When I talk about being a noble savage, I’m not claiming that I’m part of any authentic American Aborigine culture. It simply wasn’t passed down to me and the only way to reconstruct it is synthetically.
When I talk about being a noble savage, I’m talking about my genetic heritage. In the same way that my Aborigine genes have shaped my body, they have shaped my mind.
For example, my peak experience happens around too fast and includes a sense of precision. Kenny Loggins sums it up in his song the Danger Zone:
“You’ll never say hello to you until you get on red line overload,
You’ll never know what you can do until you get it up as high as you can go.

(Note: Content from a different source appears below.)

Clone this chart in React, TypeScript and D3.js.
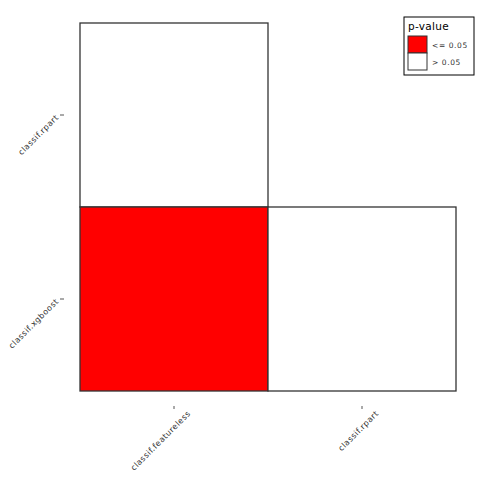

Right out on the edge is always where I burn to be,
The further on the edge, the hotter the intensity.”
The men in my family has always had an inexplicable need for motorcycles. It’s a family tradition we knew about but nobody talked about. It was just there.
My grandfather was known for riding a horse “like a trick-pony rider” and being able to shoot anything.
My ancestors were known for hunting with bows and arrows on horseback.
I can’t say what it was like or what it meant to them. Culture shapes experience as evolution shapes the brain. I have the brain, not the culture.
Living cultures are mostly non-verbal. It’s not so much in the words we speak, but in the order and structure of our lives, as we live it and the environment we live it in. It’s transmitted through spatial relationships, vocal tonality, facial expressions, body position, gestures and a million other things I can’t get from a book.
As I’m beginning to study American Aborigines, I’m not looking to duplicate their culture. I’m looking deeper for genetic patterns which may have been passed down to me.